Prof. Dr. Uta M. Feser: HNU, and in particular the Faculty of Health Management, is actively shaping the healthcare of tomorrow. Through our interdisciplinary approach, we combine knowledge from business, technology, and medicine to shape the future of the healthcare industry. We focus on innovative ideas and patient-oriented solutions and make an important contribution to a dynamic and growing industry. The university offers both management courses, such as business administration in healthcare, and healthcare-related courses, such as physician assistant, as well as a bachelor's degree in digital health and a master's degree in digital healthcare management for technology enthusiasts. Entrepreneurship, AI, and future skills are cross-cutting themes that are integrated into all programs. In order to best prepare students for their careers after graduation, project seminars, business games, and excursions are core components of the program. Many of the academic continuing education programs are aimed at target groups in the healthcare sector.
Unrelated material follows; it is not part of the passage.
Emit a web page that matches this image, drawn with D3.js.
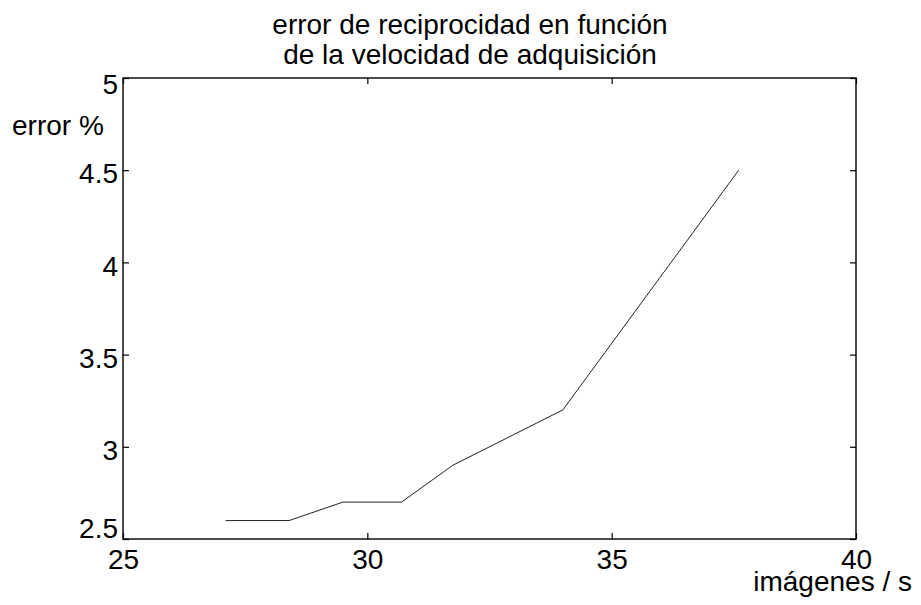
<!DOCTYPE html>
<html>
<head>
<meta charset="utf-8">
<script src="https://cdn.jsdelivr.net/npm/d3@7"></script>
<style>
  html, body { margin: 0; padding: 0; background: #fff; }
  svg { display: block; }
  text { font-family: "Liberation Sans", Arial, Helvetica, sans-serif; fill: #000; }
</style>
</head>
<body>
<script>
// ---- data ----
const xValues = [27.1, 28.4, 29.5, 30.7, 31.75, 34.0, 37.6];
const yValues = [2.6, 2.6, 2.7, 2.7, 2.9, 3.2, 4.5];
const xTicks = [25, 30, 35, 40];
const yTicks = [2.5, 3, 3.5, 4, 4.5, 5];
const titleLines = ["error de reciprocidad en función", "de la velocidad de adquisición"];
const yLabel = "error %";
const xLabel = "imágenes / s";

// ---- layout ----
const W = 921, H = 605;
const pL = 123, pR = 856, pT = 78, pB = 539;
const fontSize = 28;

const svg = d3.select("body").append("svg").attr("width", W).attr("height", H);
svg.append("rect").attr("width", W).attr("height", H).attr("fill", "#fff");

const x = d3.scaleLinear().domain([25, 40]).range([pL, pR]);
const y = d3.scaleLinear().domain([2.5, 5]).range([pB, pT]);

const tickLen = 6;

// bottom axis
const gx = svg.append("g").attr("transform", `translate(0,${pB})`)
  .call(d3.axisBottom(x).tickValues(xTicks).tickFormat(d3.format("d")).tickSizeInner(-tickLen).tickSizeOuter(0).tickPadding(0));
gx.select(".domain").remove();
gx.selectAll(".tick text").attr("y", 30).attr("dy", 0).style("font-size", fontSize + "px");

// top ticks
const gxt = svg.append("g").attr("transform", `translate(0,${pT})`)
  .call(d3.axisTop(x).tickValues(xTicks).tickFormat("").tickSizeInner(-tickLen).tickSizeOuter(0));
gxt.select(".domain").remove();

// left axis
const gy = svg.append("g").attr("transform", `translate(${pL},0)`)
  .call(d3.axisLeft(y).tickValues(yTicks).tickFormat(d => String(d)).tickSizeInner(-tickLen).tickSizeOuter(0).tickPadding(0));
gy.select(".domain").remove();
gy.selectAll(".tick text")
  .attr("x", -5)
  .attr("dy", d => d === 5 ? "0.55em" : (d === 2.5 ? "-0.05em" : "0.45em"))
  .style("font-size", fontSize + "px");

// right ticks
const gyr = svg.append("g").attr("transform", `translate(${pR},0)`)
  .call(d3.axisRight(y).tickValues(yTicks).tickFormat("").tickSizeInner(-tickLen).tickSizeOuter(0));
gyr.select(".domain").remove();

svg.selectAll(".tick line").attr("stroke", "#000").attr("stroke-width", 1.2);

// frame
svg.append("rect")
  .attr("x", pL).attr("y", pT)
  .attr("width", pR - pL).attr("height", pB - pT)
  .attr("fill", "none").attr("stroke", "#000").attr("stroke-width", 1.4);

// data line
const pts = xValues.map((v, i) => [v, yValues[i]]);
svg.append("path")
  .datum(pts)
  .attr("fill", "none")
  .attr("stroke", "#222")
  .attr("stroke-width", 1)
  .attr("d", d3.line().x(d => x(d[0])).y(d => y(d[1])));

// title
svg.append("text")
  .attr("x", 470).attr("text-anchor", "middle")
  .style("font-size", fontSize + "px")
  .selectAll("tspan").data(titleLines).join("tspan")
  .attr("x", 470)
  .attr("y", (d, i) => 34 + i * 30)
  .text(d => d);

// y label
svg.append("text")
  .attr("x", 12).attr("y", 135)
  .style("font-size", fontSize + "px")
  .text(yLabel);

// x label
svg.append("text")
  .attr("x", 912).attr("y", 591)
  .attr("text-anchor", "end")
  .style("font-size", fontSize + "px")
  .text(xLabel);
</script>
</body>
</html>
At the bachelor's level, these include management for healthcare and nursing professions and evidence-based nursing, and at the master's level, MBA leadership and management in healthcare. In addition, the scientists conduct research on topics such as healthcare provision, digitalization in healthcare, transformation, and ethical issues, bringing international perspectives to the discourse.

Another aspect of the holistic and concrete approach to health is the student health management program at HNU, for which HNU has also received awards. The focus is on physical and mental health, as well as student participation in planning and implementation.

Thank you very much for talking to us!

The content and statements presented in the interviews reflect the perspective of the interviewees and do not necessarily correspond to the position of the editorial team.